* BEGIN *

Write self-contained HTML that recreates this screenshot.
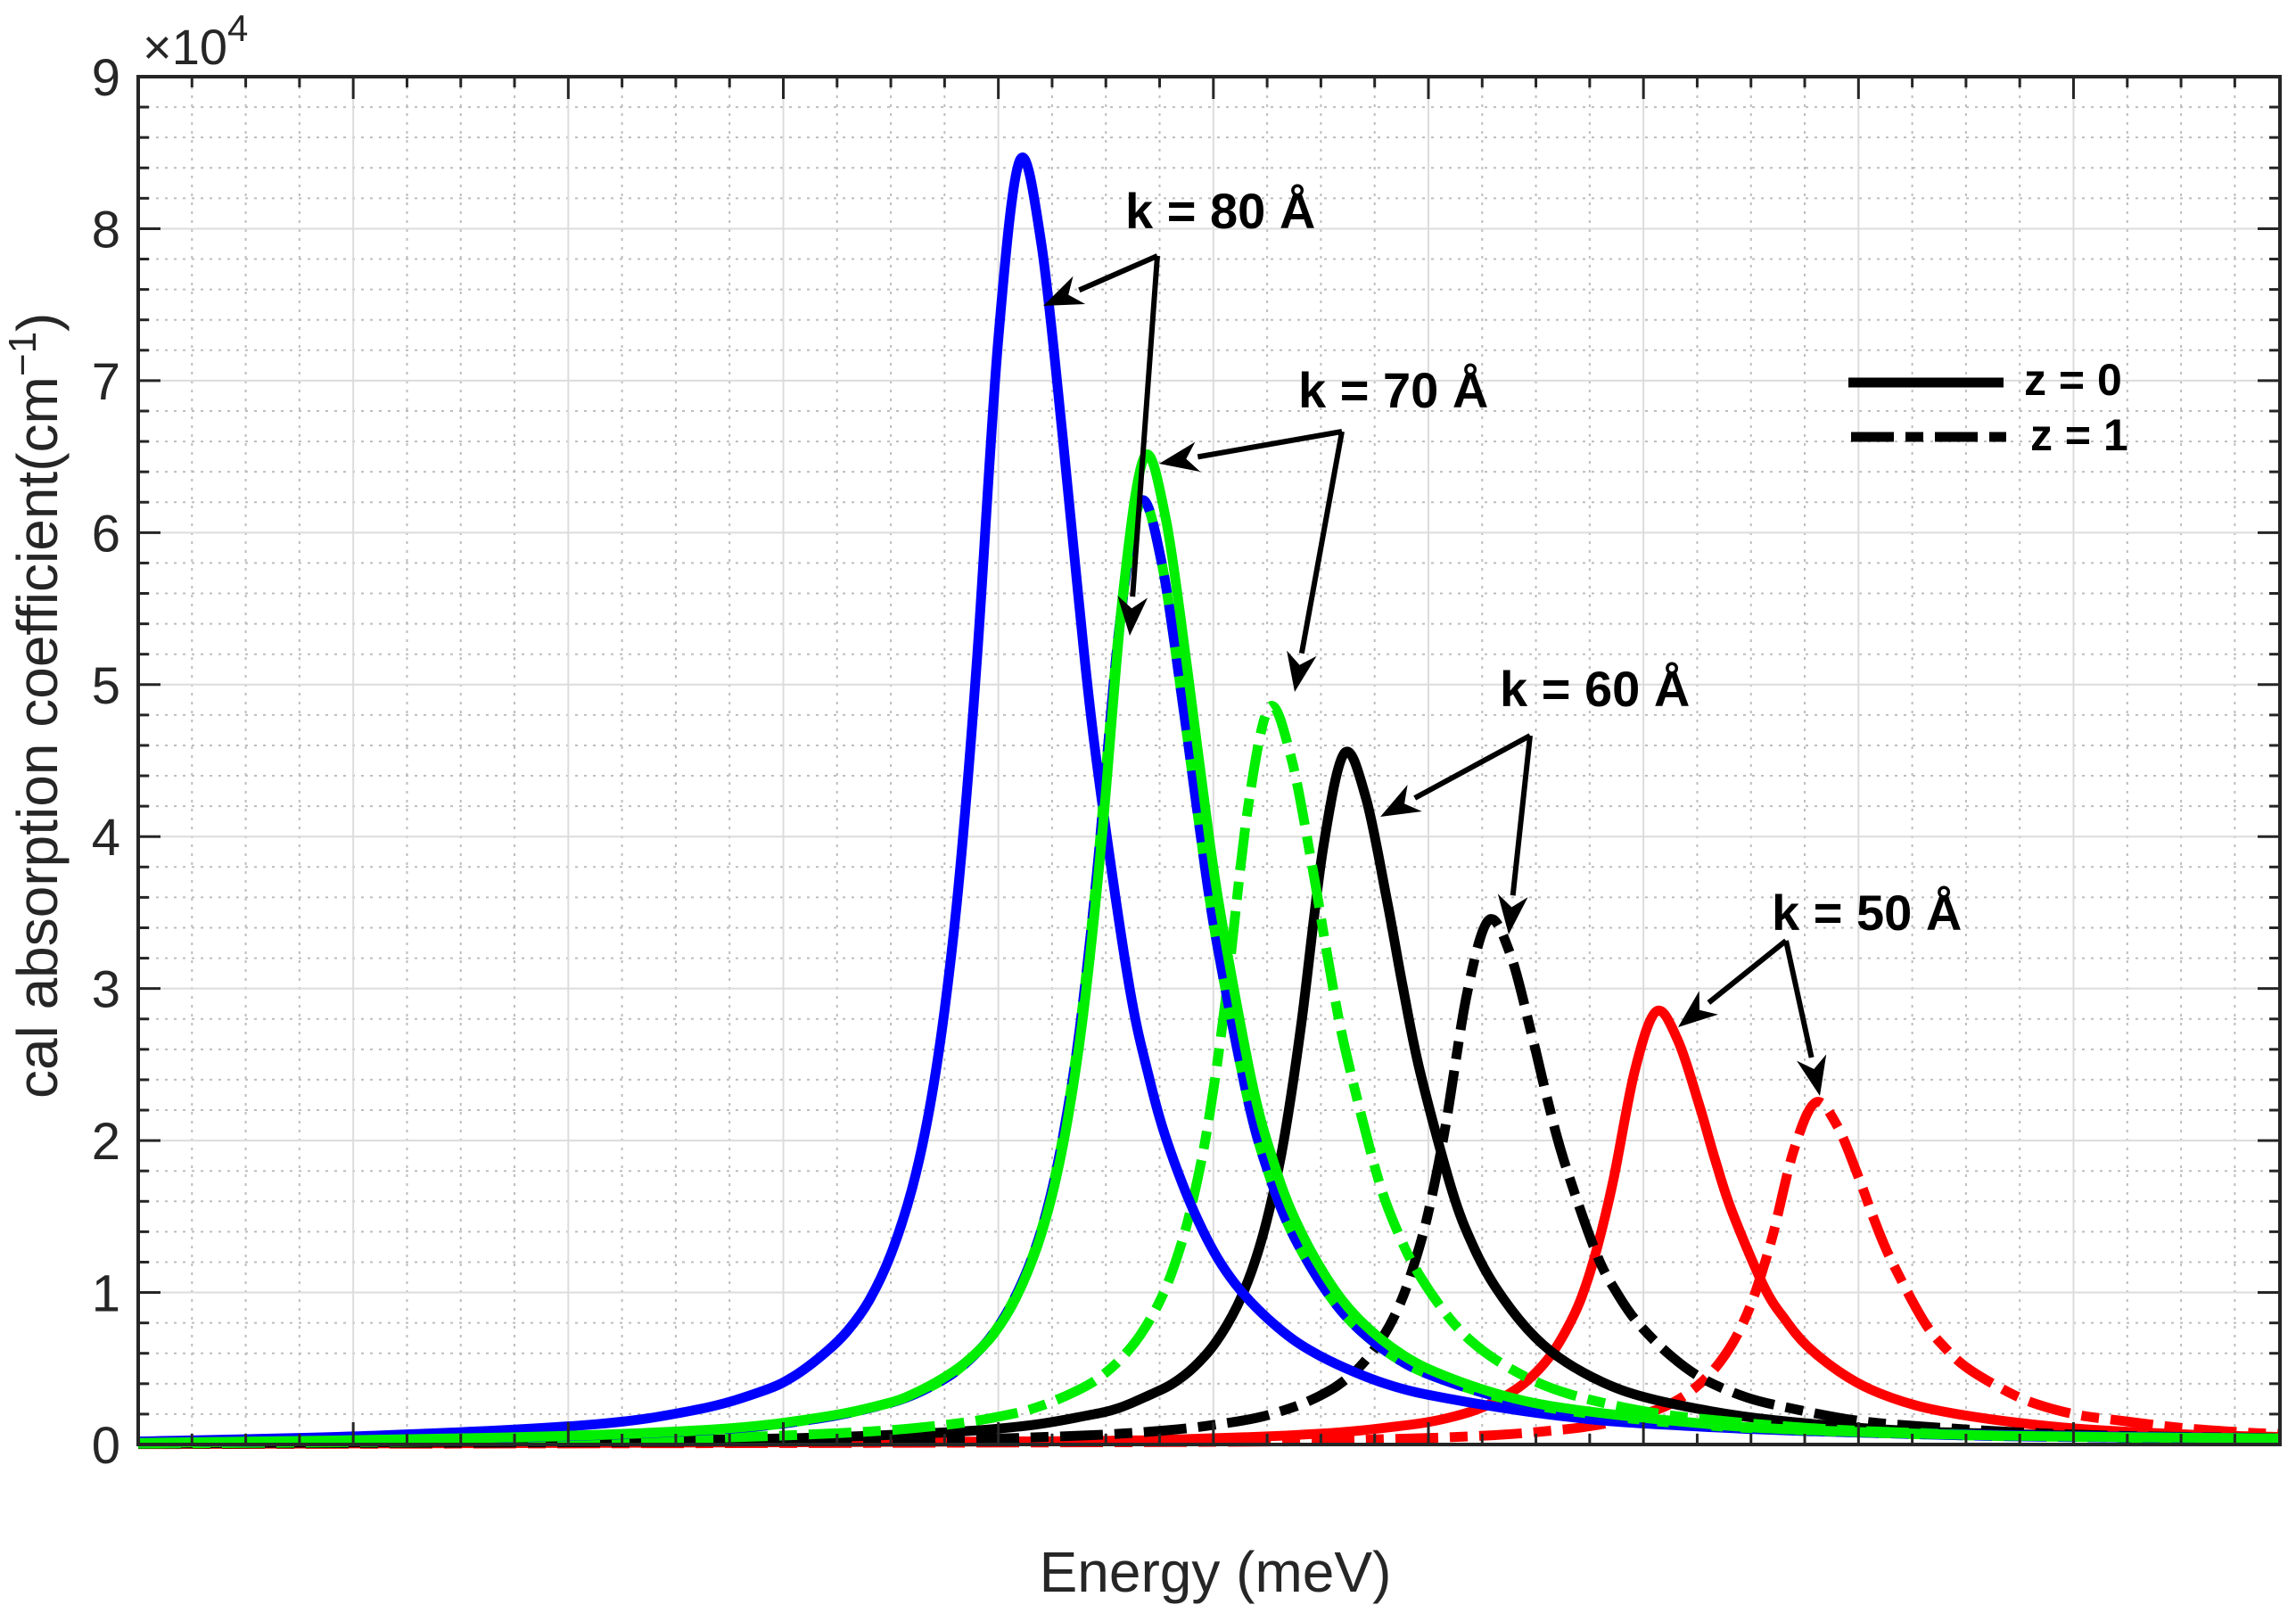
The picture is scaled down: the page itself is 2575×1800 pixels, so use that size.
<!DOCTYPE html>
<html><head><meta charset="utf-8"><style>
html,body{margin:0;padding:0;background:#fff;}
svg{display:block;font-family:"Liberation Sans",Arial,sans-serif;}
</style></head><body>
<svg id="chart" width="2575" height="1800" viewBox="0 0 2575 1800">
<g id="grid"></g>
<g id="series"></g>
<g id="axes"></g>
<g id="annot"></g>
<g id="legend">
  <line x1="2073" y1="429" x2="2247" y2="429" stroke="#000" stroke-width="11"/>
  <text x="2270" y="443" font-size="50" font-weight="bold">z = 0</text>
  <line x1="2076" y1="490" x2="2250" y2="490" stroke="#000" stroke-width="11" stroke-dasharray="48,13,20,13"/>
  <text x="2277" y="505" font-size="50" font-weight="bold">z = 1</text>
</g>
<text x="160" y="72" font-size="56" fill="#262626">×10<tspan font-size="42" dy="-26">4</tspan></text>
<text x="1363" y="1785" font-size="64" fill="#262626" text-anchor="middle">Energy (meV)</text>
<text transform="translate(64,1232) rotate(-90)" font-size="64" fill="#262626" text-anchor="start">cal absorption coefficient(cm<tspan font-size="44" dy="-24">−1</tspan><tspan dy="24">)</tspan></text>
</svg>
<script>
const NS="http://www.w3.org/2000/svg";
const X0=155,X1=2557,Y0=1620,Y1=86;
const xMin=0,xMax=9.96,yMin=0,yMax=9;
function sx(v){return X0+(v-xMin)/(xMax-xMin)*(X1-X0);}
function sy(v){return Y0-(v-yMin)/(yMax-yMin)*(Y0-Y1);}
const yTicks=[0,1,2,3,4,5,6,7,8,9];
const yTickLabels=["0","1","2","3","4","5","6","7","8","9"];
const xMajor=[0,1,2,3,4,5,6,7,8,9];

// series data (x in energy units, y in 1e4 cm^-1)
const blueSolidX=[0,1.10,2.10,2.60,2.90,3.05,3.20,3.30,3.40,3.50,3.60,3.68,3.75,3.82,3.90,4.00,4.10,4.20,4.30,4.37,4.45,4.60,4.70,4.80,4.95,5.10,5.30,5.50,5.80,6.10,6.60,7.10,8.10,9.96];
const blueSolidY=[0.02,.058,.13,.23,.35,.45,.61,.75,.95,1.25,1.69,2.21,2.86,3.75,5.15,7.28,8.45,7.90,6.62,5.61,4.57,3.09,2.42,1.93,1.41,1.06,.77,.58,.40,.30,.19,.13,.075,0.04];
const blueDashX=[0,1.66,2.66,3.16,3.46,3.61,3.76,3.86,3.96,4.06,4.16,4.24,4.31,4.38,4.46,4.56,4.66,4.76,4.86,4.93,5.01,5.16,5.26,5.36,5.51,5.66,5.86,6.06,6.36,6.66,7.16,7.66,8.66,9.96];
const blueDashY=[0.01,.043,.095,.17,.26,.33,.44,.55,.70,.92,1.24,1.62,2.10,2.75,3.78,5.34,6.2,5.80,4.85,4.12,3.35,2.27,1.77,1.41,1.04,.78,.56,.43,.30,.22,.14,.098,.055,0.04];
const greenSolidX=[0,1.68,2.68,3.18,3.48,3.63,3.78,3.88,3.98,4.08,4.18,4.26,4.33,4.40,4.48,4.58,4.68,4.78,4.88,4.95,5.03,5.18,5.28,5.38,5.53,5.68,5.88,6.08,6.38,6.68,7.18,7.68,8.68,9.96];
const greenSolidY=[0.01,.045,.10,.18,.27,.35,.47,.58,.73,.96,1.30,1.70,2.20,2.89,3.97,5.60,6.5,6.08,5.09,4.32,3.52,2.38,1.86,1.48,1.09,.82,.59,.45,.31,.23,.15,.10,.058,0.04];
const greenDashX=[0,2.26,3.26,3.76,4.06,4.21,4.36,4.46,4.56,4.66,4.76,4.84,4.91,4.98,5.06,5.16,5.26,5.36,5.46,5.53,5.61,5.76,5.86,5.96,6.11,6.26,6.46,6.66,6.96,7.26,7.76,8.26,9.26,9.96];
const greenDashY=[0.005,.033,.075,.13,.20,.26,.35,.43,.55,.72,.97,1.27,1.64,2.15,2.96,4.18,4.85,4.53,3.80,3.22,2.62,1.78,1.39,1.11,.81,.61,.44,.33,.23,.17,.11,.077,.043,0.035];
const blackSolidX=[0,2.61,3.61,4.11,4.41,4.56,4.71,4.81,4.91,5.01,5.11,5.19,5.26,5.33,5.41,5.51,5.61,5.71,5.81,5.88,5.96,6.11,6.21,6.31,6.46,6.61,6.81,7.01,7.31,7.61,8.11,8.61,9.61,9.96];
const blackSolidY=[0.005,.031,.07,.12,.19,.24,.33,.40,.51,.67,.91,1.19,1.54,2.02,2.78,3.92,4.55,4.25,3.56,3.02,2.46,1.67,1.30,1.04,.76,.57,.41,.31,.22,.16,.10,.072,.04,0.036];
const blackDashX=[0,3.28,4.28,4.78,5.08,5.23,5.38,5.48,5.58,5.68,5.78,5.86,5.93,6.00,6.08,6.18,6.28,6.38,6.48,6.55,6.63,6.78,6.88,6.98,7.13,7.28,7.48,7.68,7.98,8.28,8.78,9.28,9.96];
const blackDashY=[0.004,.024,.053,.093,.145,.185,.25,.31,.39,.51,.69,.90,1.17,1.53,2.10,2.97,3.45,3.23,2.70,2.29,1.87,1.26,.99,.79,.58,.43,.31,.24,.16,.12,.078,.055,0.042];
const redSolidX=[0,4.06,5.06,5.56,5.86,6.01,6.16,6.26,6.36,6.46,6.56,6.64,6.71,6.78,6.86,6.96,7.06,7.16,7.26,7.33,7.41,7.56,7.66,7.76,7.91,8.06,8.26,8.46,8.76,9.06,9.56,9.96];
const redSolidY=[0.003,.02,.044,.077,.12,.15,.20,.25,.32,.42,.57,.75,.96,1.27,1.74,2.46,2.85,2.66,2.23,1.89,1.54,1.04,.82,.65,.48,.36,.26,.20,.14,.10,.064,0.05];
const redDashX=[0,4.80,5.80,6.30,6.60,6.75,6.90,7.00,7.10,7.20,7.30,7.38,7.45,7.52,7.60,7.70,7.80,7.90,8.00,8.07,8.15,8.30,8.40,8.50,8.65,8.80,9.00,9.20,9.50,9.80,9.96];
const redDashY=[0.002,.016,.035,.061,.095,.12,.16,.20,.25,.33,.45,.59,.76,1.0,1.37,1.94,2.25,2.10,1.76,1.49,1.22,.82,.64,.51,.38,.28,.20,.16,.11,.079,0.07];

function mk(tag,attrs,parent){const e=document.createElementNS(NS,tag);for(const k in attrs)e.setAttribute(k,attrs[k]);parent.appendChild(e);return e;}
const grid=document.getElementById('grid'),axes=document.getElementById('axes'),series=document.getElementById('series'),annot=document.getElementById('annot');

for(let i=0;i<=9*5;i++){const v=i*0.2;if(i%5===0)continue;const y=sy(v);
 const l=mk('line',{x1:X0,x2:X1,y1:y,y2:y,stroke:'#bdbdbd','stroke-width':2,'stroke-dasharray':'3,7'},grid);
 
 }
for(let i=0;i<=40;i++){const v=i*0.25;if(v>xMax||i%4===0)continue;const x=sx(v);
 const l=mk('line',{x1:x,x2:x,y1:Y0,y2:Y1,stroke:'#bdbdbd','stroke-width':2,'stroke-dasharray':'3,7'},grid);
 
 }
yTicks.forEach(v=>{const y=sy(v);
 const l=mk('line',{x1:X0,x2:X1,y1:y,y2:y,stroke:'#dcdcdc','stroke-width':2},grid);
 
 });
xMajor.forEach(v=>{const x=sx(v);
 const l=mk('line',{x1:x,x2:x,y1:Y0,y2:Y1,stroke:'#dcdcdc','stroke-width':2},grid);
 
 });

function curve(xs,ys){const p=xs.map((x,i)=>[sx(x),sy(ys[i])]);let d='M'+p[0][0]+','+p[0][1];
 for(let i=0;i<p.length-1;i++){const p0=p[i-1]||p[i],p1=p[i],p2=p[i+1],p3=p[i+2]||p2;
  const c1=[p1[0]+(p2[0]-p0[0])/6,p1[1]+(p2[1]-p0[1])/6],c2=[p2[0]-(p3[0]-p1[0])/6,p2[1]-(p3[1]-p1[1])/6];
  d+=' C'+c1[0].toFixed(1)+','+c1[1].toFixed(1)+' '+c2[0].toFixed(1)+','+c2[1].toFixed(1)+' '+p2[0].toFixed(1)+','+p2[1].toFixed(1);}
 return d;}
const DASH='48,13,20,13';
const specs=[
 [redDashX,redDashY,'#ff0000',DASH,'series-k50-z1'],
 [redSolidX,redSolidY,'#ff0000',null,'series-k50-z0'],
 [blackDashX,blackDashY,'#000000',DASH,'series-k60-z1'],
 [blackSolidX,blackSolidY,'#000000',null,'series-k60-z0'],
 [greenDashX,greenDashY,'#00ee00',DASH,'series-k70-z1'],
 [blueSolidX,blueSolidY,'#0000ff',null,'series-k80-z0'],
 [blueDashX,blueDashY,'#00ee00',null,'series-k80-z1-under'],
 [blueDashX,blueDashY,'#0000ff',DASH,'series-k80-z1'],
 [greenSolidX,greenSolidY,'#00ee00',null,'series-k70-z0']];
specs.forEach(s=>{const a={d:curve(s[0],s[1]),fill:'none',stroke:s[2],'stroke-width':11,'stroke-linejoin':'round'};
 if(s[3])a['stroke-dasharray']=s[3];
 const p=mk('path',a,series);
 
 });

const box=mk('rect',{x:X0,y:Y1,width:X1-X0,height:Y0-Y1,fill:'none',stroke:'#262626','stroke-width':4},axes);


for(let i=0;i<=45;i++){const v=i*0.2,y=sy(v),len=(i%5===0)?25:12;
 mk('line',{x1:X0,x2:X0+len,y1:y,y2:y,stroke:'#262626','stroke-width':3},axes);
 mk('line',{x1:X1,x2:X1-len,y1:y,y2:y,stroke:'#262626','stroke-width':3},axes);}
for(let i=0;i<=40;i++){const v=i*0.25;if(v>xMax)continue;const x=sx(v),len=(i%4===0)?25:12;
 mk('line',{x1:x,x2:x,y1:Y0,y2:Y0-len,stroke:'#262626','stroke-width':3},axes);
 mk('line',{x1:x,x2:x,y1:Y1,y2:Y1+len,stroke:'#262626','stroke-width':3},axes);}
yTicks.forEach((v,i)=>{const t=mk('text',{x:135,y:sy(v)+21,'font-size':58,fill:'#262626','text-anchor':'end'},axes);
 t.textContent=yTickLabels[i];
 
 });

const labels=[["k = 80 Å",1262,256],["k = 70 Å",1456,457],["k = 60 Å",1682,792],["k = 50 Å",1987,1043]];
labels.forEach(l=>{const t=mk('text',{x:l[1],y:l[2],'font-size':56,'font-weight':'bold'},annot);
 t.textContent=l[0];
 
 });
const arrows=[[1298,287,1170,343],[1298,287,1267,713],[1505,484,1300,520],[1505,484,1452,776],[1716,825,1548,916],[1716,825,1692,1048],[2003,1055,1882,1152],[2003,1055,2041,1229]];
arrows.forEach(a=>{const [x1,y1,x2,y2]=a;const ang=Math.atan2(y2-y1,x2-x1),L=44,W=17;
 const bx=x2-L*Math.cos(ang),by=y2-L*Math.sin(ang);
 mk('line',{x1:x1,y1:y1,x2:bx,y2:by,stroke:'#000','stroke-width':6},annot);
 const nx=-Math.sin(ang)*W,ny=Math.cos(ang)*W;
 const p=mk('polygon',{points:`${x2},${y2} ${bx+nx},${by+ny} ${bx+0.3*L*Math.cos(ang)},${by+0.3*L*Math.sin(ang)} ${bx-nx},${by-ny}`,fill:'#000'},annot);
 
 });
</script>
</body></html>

* END *

§ Goal
Look above for the line that contains "The picture is". Starting there, transcribe every line exactly until you have copied the line that contains "const xMajor=[0,1,2,3,4,5,6,7,8,9];".

§ Solution for this task
The picture is scaled down: the page itself is 2575×1800 pixels, so use that size.
<!DOCTYPE html>
<html><head><meta charset="utf-8"><style>
html,body{margin:0;padding:0;background:#fff;}
svg{display:block;font-family:"Liberation Sans",Arial,sans-serif;}
</style></head><body>
<svg id="chart" width="2575" height="1800" viewBox="0 0 2575 1800">
<g id="grid"></g>
<g id="series"></g>
<g id="axes"></g>
<g id="annot"></g>
<g id="legend">
  <line x1="2073" y1="429" x2="2247" y2="429" stroke="#000" stroke-width="11"/>
  <text x="2270" y="443" font-size="50" font-weight="bold">z = 0</text>
  <line x1="2076" y1="490" x2="2250" y2="490" stroke="#000" stroke-width="11" stroke-dasharray="48,13,20,13"/>
  <text x="2277" y="505" font-size="50" font-weight="bold">z = 1</text>
</g>
<text x="160" y="72" font-size="56" fill="#262626">×10<tspan font-size="42" dy="-26">4</tspan></text>
<text x="1363" y="1785" font-size="64" fill="#262626" text-anchor="middle">Energy (meV)</text>
<text transform="translate(64,1232) rotate(-90)" font-size="64" fill="#262626" text-anchor="start">cal absorption coefficient(cm<tspan font-size="44" dy="-24">−1</tspan><tspan dy="24">)</tspan></text>
</svg>
<script>
const NS="http://www.w3.org/2000/svg";
const X0=155,X1=2557,Y0=1620,Y1=86;
const xMin=0,xMax=9.96,yMin=0,yMax=9;
function sx(v){return X0+(v-xMin)/(xMax-xMin)*(X1-X0);}
function sy(v){return Y0-(v-yMin)/(yMax-yMin)*(Y0-Y1);}
const yTicks=[0,1,2,3,4,5,6,7,8,9];
const yTickLabels=["0","1","2","3","4","5","6","7","8","9"];
const xMajor=[0,1,2,3,4,5,6,7,8,9];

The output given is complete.